Born Free, Then Caged Music 2018
Lap steel going mental to harness six-string instrumental delirium ans reinvent the metal wheel.
Languid: that would be the regular mode for a lap steel guitar – yet, having mastered it, Sean Williamson doesn’t see any reason to restrict what his instrument can do to country, and this album finds the Milwaukeean in a heavy metal mode which is, with tongue firmly in cheek, defined as slidecore. Thus, the Velocihamster moniker mustn’t suggest there’s futile grind to the newfangled genre, as such a blistering six-pack of a record – wrapped in a brilliant tin-foil cover – where every track has a one-word title for better impact, is purposefully and defiantly mercurial.
Instead of grind, there’s playfulness in the harmonic clusters that take “Roar” for a delirious swirl only to slow the dance down to a bluesy twang and, yes, a shredded assault – full of delicious filigree and grace – while the ghosts of bluegrass lurk in “Claw” which may be the best demonstration of the artist’s varied technical approach, as ska and punk also seem to rear their heads here. More seriously, the predatory scratch of “Prey” sees a streamlined meander spiked with frenzied groove directing the cut’s riff-laden drift toward tasty rawness and progressive glissandi – only to make strings stumble on such a glacial surface and tremble anxiously – but “1.O.T.D.” finds its festive funereal march stricken with distorted growl and Celtic tune.
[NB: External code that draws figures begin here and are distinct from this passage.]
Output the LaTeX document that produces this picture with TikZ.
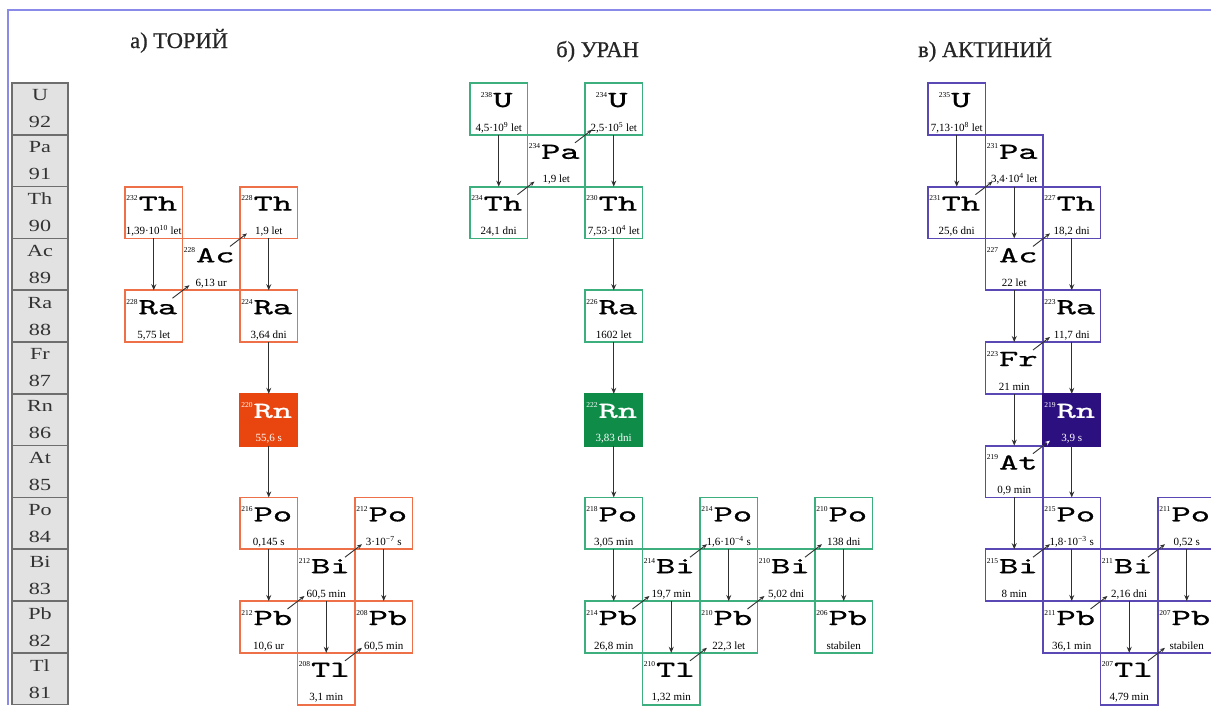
\documentclass[tikz,border=0pt]{standalone}
\usepackage{fontspec}
\setmainfont{Liberation Serif}
\newfontfamily\widefam[FakeStretch=1.3]{Liberation Serif}
\newfontfamily\titlefam[FakeBold=0.6]{Liberation Serif}
\newfontfamily\symfam{lmmono10-regular.otf}[FakeStretch=1.6,FakeBold=0.8]
\usetikzlibrary{calc,arrows.meta}
\definecolor{thc}{HTML}{EE7048}
\definecolor{thf}{HTML}{E8460E}
\definecolor{urc}{HTML}{3DAE7E}
\definecolor{urf}{HTML}{0E8C48}
\definecolor{acc}{HTML}{5A48B4}
\definecolor{acf}{HTML}{2C1080}
\definecolor{framec}{HTML}{8A8AE8}
\definecolor{gridf}{HTML}{E2E2E2}
\definecolor{gridd}{HTML}{6E6E6E}
\definecolor{arr}{HTML}{303030}
\newcommand\massf{\fontsize{7.5}{8}\selectfont}
\newcommand\symf{\symfam\fontsize{23}{24}\selectfont}
\newcommand\hlf{\fontsize{11}{12}\selectfont}
\newcommand\nuc[9]{%
  \node[nucbox, draw=#2, fill=#3, anchor=north west] (#1) at (#5,{83+51.8*#6}) {};
  \node[lbl, text=#4, anchor=base] (#1s) at ($(#1.north)+(-2,24)$) {\raisebox{10pt}{\massf #7}\kern1pt{\symf #8}};
  \node[lbl, text=#4, anchor=base, font=\hlf] (#1h) at ($(#1.north)+(0,48)$) {#9};
}
\newcommand\alp[2]{\draw[alphaarr] (#1.south) -- (#2.north);}
\newcommand\bet[2]{\draw[betaarr] ($(#1.north east)+(-10,8)$) -- ($(#2.south west)+(7,-5)$);}
\newcommand\grd[4]{\node[gridbox] (#1) at (40,{83+51.8*#2+25.9}) {#3\\#4};}
\begin{document}
\begin{tikzpicture}[x=1pt,y=-1pt,
  nucbox/.style={line width=1.8pt, minimum width=57.5pt, minimum height=51.8pt, inner sep=0pt, outer sep=0pt},
  lbl/.style={inner sep=0pt, outer sep=0pt},
  gridbox/.style={draw=gridd, fill=gridf, line width=1.5pt, minimum width=56pt, minimum height=51.8pt, inner sep=0pt, align=center, font=\widefam\fontsize{17}{27}\selectfont, text=black!80},
  alphaarr/.style={draw=arr, line width=1.3pt, -{Stealth[length=6pt,width=5pt]}},
  betaarr/.style={draw=arr, line width=0.9pt, -{Stealth[length=5pt,width=4pt]}},
  wbetaarr/.style={draw=arr, line width=0.9pt, -{Stealth[length=5pt,width=4pt,color=white]}},
  title/.style={inner sep=0pt, anchor=base west, font=\titlefam\fontsize{22.5}{24}\selectfont, text=black!85}]
\useasboundingbox (0,0) rectangle (1211,705);
\fill[white] (0,0) rectangle (1211,705);
\draw[framec, line width=2.5pt] (1211,10) -- (8,10) -- (8,705);
% titles
\node[title] (t1) at (130,48) {а) ТОРИЙ};
\node[title] (t2) at (556,57) {б) УРАН};
\node[title] (t3) at (918,57) {в) АКТИНИЙ};
% element column
\grd{gU}{0}{U}{92}
\grd{gPa}{1}{Pa}{91}
\grd{gTh}{2}{Th}{90}
\grd{gAc}{3}{Ac}{89}
\grd{gRa}{4}{Ra}{88}
\grd{gFr}{5}{Fr}{87}
\grd{gRn}{6}{Rn}{86}
\grd{gAt}{7}{At}{85}
\grd{gPo}{8}{Po}{84}
\grd{gBi}{9}{Bi}{83}
\grd{gPb}{10}{Pb}{82}
\grd{gTl}{11}{Tl}{81}
% ---------- thorium ----------
\nuc{th232}{thc}{white}{black}{125}{2}{232}{Th}{1,39·10\textsuperscript{10} let}
\nuc{ac228}{thc}{none}{black}{182.5}{3}{228}{Ac}{6,13 ur}
\nuc{th228}{thc}{none}{black}{240}{2}{228}{Th}{1,9 let}
\nuc{ra228}{thc}{none}{black}{125}{4}{228}{Ra}{5,75 let}
\nuc{ra224}{thc}{none}{black}{240}{4}{224}{Ra}{3,64 dni}
\nuc{rn220}{thf}{thf}{white}{240}{6}{220}{Rn}{55,6 s}
\nuc{po216}{thc}{none}{black}{240}{8}{216}{Po}{0,145 s}
\nuc{po212}{thc}{none}{black}{355}{8}{212}{Po}{3·10\textsuperscript{−7} s}
\nuc{bi212}{thc}{none}{black}{297.5}{9}{212}{Bi}{60,5 min}
\nuc{pb212}{thc}{none}{black}{240}{10}{212}{Pb}{10,6 ur}
\nuc{pb208}{thc}{none}{black}{355}{10}{208}{Pb}{60,5 min}
\nuc{tl208}{thc}{none}{black}{297.5}{11}{208}{Tl}{3,1 min}
\alp{th232}{ra228}
\alp{th228}{ra224}
\alp{ra224}{rn220}
\alp{rn220}{po216}
\alp{po216}{pb212}
\alp{bi212}{tl208}
\alp{po212}{pb208}
\bet{ra228}{ac228}
\bet{ac228}{th228}
\bet{pb212}{bi212}
\bet{bi212}{po212}
\bet{tl208}{pb208}
% ---------- uranium ----------
\nuc{u238}{urc}{none}{black}{470}{0}{238}{U}{4,5·10\textsuperscript{9} let}
\nuc{pa234}{urc}{none}{black}{527.5}{1}{234}{Pa}{1,9 let}
\nuc{u234}{urc}{none}{black}{585}{0}{234}{U}{2,5·10\textsuperscript{5} let}
\nuc{th234}{urc}{none}{black}{470}{2}{234}{Th}{24,1 dni}
\nuc{th230}{urc}{none}{black}{585}{2}{230}{Th}{7,53·10\textsuperscript{4} let}
\nuc{ra226}{urc}{none}{black}{585}{4}{226}{Ra}{1602 let}
\nuc{rn222}{urf}{urf}{white}{585}{6}{222}{Rn}{3,83 dni}
\nuc{po218}{urc}{none}{black}{585}{8}{218}{Po}{3,05 min}
\nuc{po214}{urc}{none}{black}{700}{8}{214}{Po}{1,6·10\textsuperscript{−4} s}
\nuc{po210}{urc}{none}{black}{815}{8}{210}{Po}{138 dni}
\nuc{bi214}{urc}{none}{black}{642.5}{9}{214}{Bi}{19,7 min}
\nuc{bi210}{urc}{none}{black}{757.5}{9}{210}{Bi}{5,02 dni}
\nuc{pb214}{urc}{none}{black}{585}{10}{214}{Pb}{26,8 min}
\nuc{pb210}{urc}{none}{black}{700}{10}{210}{Pb}{22,3 let}
\nuc{pb206}{urc}{none}{black}{815}{10}{206}{Pb}{stabilen}
\nuc{tl210}{urc}{none}{black}{642.5}{11}{210}{Tl}{1,32 min}
\alp{u238}{th234}
\alp{u234}{th230}
\alp{th230}{ra226}
\alp{ra226}{rn222}
\alp{rn222}{po218}
\alp{po218}{pb214}
\alp{bi214}{tl210}
\alp{po214}{pb210}
\alp{po210}{pb206}
\bet{th234}{pa234}
\bet{pa234}{u234}
\bet{pb214}{bi214}
\bet{bi214}{po214}
\bet{tl210}{pb210}
\bet{pb210}{bi210}
\bet{bi210}{po210}
% ---------- actinium ----------
\nuc{u235}{acc}{none}{black}{928}{0}{235}{U}{7,13·10\textsuperscript{8} let}
\nuc{pa231}{acc}{none}{black}{985.5}{1}{231}{Pa}{3,4·10\textsuperscript{4} let}
\nuc{th231}{acc}{none}{black}{928}{2}{231}{Th}{25,6 dni}
\nuc{th227}{acc}{none}{black}{1043}{2}{227}{Th}{18,2 dni}
\nuc{ac227}{acc}{none}{black}{985.5}{3}{227}{Ac}{22 let}
\nuc{ra223}{acc}{none}{black}{1043}{4}{223}{Ra}{11,7 dni}
\nuc{fr223}{acc}{none}{black}{985.5}{5}{223}{Fr}{21 min}
\nuc{rn219}{acf}{acf}{white}{1043}{6}{219}{Rn}{3,9 s}
\nuc{at219}{acc}{none}{black}{985.5}{7}{219}{At}{0,9 min}
\nuc{po215}{acc}{none}{black}{1043}{8}{215}{Po}{1,8·10\textsuperscript{−3} s}
\nuc{po211}{acc}{none}{black}{1158}{8}{211}{Po}{0,52 s}
\nuc{bi215}{acc}{none}{black}{985.5}{9}{215}{Bi}{8 min}
\nuc{bi211}{acc}{none}{black}{1100.5}{9}{211}{Bi}{2,16 dni}
\nuc{pb211}{acc}{none}{black}{1043}{10}{211}{Pb}{36,1 min}
\nuc{pb207}{acc}{none}{black}{1158}{10}{207}{Pb}{stabilen}
\nuc{tl207}{acc}{none}{black}{1100.5}{11}{207}{Tl}{4,79 min}
\alp{u235}{th231}
\alp{pa231}{ac227}
\alp{ac227}{fr223}
\alp{th227}{ra223}
\alp{ra223}{rn219}
\alp{fr223}{at219}
\alp{rn219}{po215}
\alp{at219}{bi215}
\alp{po215}{pb211}
\alp{bi211}{tl207}
\alp{po211}{pb207}
\bet{th231}{pa231}
\bet{ac227}{th227}
\bet{fr223}{ra223}
\draw[wbetaarr] ($(at219.north east)+(-10,8)$) -- ($(rn219.south west)+(7,-5)$);
\bet{bi215}{po215}
\bet{pb211}{bi211}
\bet{bi211}{po211}
\bet{tl207}{pb207}
\end{tikzpicture}
\end{document}
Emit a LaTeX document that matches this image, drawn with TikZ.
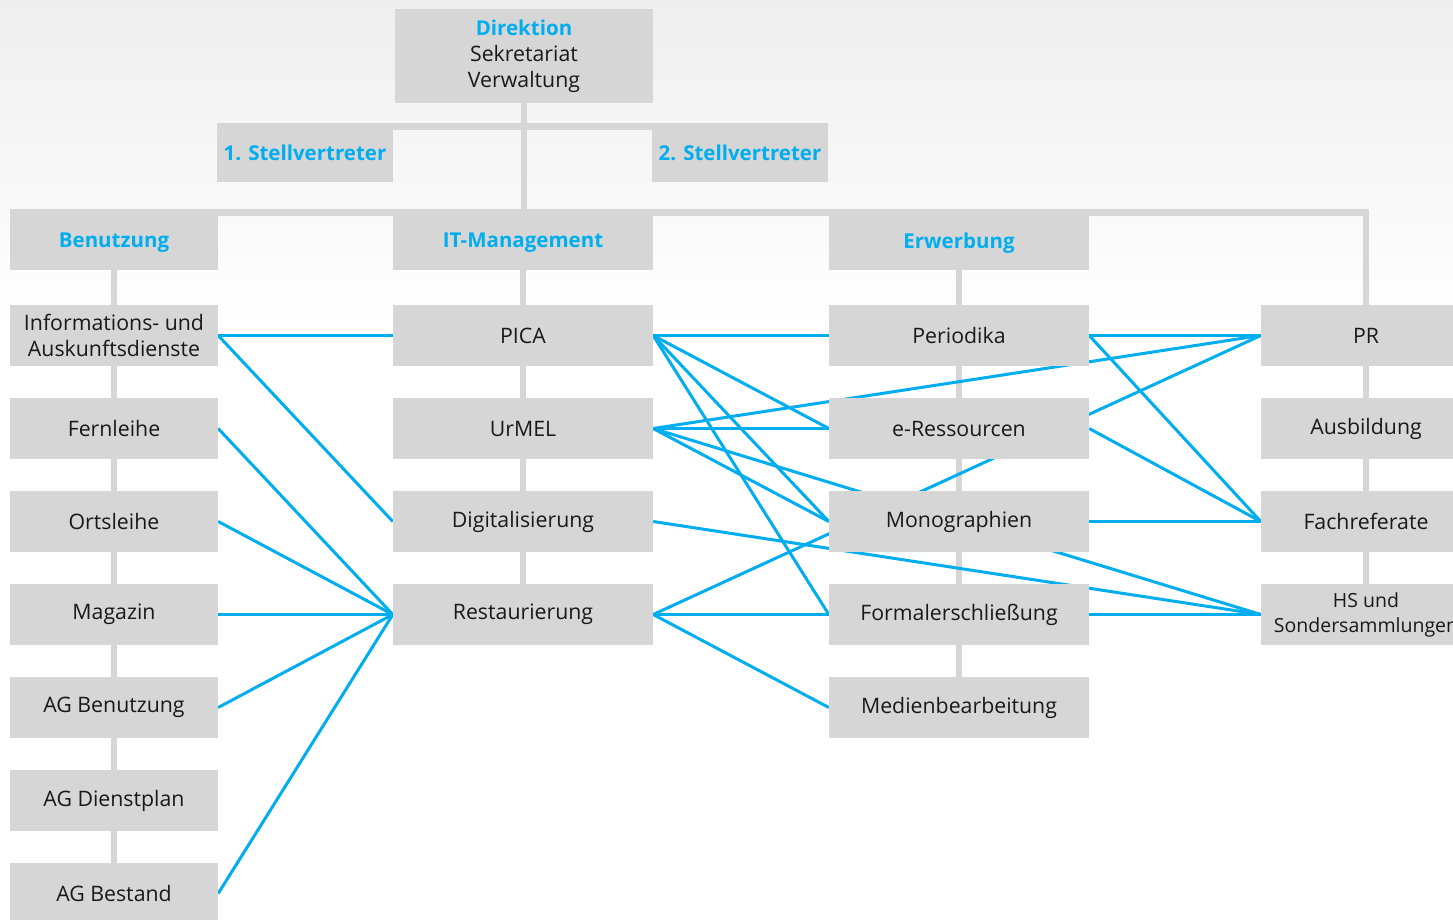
\documentclass[tikz,border=0pt]{standalone}
\usepackage{fontspec}
\setmainfont{Open Sans}
\usetikzlibrary{positioning}
\definecolor{boxgrey}{HTML}{D6D6D6}
\definecolor{hsblue}{HTML}{00AEEF}
\pgfdeclarelayer{back}
\pgfdeclarelayer{lines}
\pgfsetlayers{back,lines,main}
\begin{document}
\begin{tikzpicture}[x=1pt,y=-1pt,
        box/.style={fill=boxgrey,minimum width=208pt,minimum height=61pt,inner sep=0pt,
          align=center,text=black!90,font=\fontsize{21.3}{26}\selectfont},
        wide/.style={box,minimum width=260pt},
        head/.style={box,minimum height=54pt,text=hsblue,font=\fontsize{20.5}{26}\selectfont\bfseries},
        tie/.style={boxgrey,line width=6.5pt,line join=miter},
        link/.style={hsblue,line width=3pt}]
        \useasboundingbox (0,0) rectangle (1453,920);
        % top
        \node[box,minimum width=258pt,minimum height=94pt] (dir) at (524,56)
          {\textcolor{hsblue}{\fontsize{20.5}{26}\selectfont\bfseries Direktion}\\Sekretariat\\Verwaltung};
        \node[head,minimum width=176pt,minimum height=59pt] (stv1) at (305,152.5) {1. Stellvertreter};
        \node[head,minimum width=176pt,minimum height=59pt] (stv2) at (740,152.5) {2. Stellvertreter};
        % Benutzung
        \node[head] (benutzung) at (114,243) {Benutzung};
        \node[box] (info) at (114,335.5) {Informations- und\\Auskunftsdienste};
        \node[box] (fernleihe) at (114,428.5) {Fernleihe};
        \node[box] (ortsleihe) at (114,521.5) {Ortsleihe};
        \node[box] (magazin) at (114,614.5) {Magazin};
        \node[box] (agben) at (114,707.5) {AG Benutzung};
        \node[box] (agdienst) at (114,800.5) {AG Dienstplan};
        \node[box] (agbestand) at (114,893.5) {AG Bestand};
        % IT-Management
        \node[head,minimum width=260pt] (itm) at (523,243) {IT-Management};
        \node[wide] (pica) at (523,335.5) {PICA};
        \node[wide] (urmel) at (523,428.5) {UrMEL};
        \node[wide] (digi) at (523,521.5) {Digitalisierung};
        \node[wide] (resta) at (523,614.5) {Restaurierung};
        % Erwerbung
        \node[head,minimum width=260pt] (erw) at (959,243) {Erwerbung};
        \node[wide] (period) at (959,335.5) {Periodika};
        \node[wide] (eress) at (959,428.5) {e-Ressourcen};
        \node[wide] (mono) at (959,521.5) {Monographien};
        \node[wide] (formal) at (959,614.5) {Formalerschließung};
        \node[wide] (medien) at (959,707.5) {Medienbearbeitung};
        % rechts
        \node[box,minimum width=210pt] (pr) at (1366,335.5) {PR};
        \node[box,minimum width=210pt] (ausb) at (1366,428.5) {Ausbildung};
        \node[box,minimum width=210pt] (fach) at (1366,521.5) {Fachreferate};
        \node[box,minimum width=210pt,font=\fontsize{19.5}{25}\selectfont] (hs) at (1366,614.5)
          {HS und\\Sondersammlungen};

        \begin{pgfonlayer}{back}
          \fill[top color=gray!13,bottom color=white] (0,0) rectangle (1453,330);
          \fill[white] (0,330) rectangle (1453,920);
        \end{pgfonlayer}

        \begin{pgfonlayer}{lines}
          % grey ties
          \draw[tie] (dir.south) -- (dir.south |- itm.north);
          \draw[tie] ([yshift=-3.5pt]stv1.north west) -- ([yshift=-3.5pt]stv2.north east);
          \draw[tie] ([yshift=3.5pt]benutzung.north west) -| (pr.north);
          \draw[tie] (benutzung) -- (agbestand);
          \draw[tie] (itm) -- (resta);
          \draw[tie] (erw) -- (medien);
          \draw[tie] (pr) -- (hs);
          % blue links
          \draw[link] (info.east) -- (pica.west);
          \draw[link] (info.east) -- (digi.west);
          \draw[link] (fernleihe.east) -- (resta.west);
          \draw[link] (ortsleihe.east) -- (resta.west);
          \draw[link] (magazin.east) -- (resta.west);
          \draw[link] (agben.east) -- (resta.west);
          \draw[link] (agbestand.east) -- (resta.west);
          \draw[link] (pica.east) -- (period.west);
          \draw[link] (pica.east) -- (eress.west);
          \draw[link] (pica.east) -- (mono.west);
          \draw[link] (pica.east) -- (formal.west);
          \draw[link] (urmel.east) -- (eress.west);
          \draw[link] (urmel.east) -- (mono.west);
          \draw[link] (urmel.east) -- (pr.west);
          \draw[link] (urmel.east) -- (hs.west);
          \draw[link] (digi.east) -- (hs.west);
          \draw[link] (resta.east) -- (formal.west);
          \draw[link] (resta.east) -- (medien.west);
          \draw[link] (resta.east) -- (pr.west);
          \draw[link] (period.east) -- (pr.west);
          \draw[link] (period.east) -- (fach.west);
          \draw[link] (eress.east) -- (fach.west);
          \draw[link] (mono.east) -- (fach.west);
          \draw[link] (formal.east) -- (hs.west);
        \end{pgfonlayer}
      \end{tikzpicture}
\end{document}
And if “Bait” – whose melodic figures are sparsely patterned – is the most stark piece on display, with thick layers of notes dissolving to reveal dewdrop picking and gathering into gilded splinters once again, it’s “Bath” that unfolds a panorama of the guitarist’s cinematic abilities and scope of thought and throbs most impressively to wrap the listener in a swirling, slightly psychedelic cocoon, a launch pad for interstellar mindwarp. In an age when originality is rare, a trip like this is bound to amount to revelation.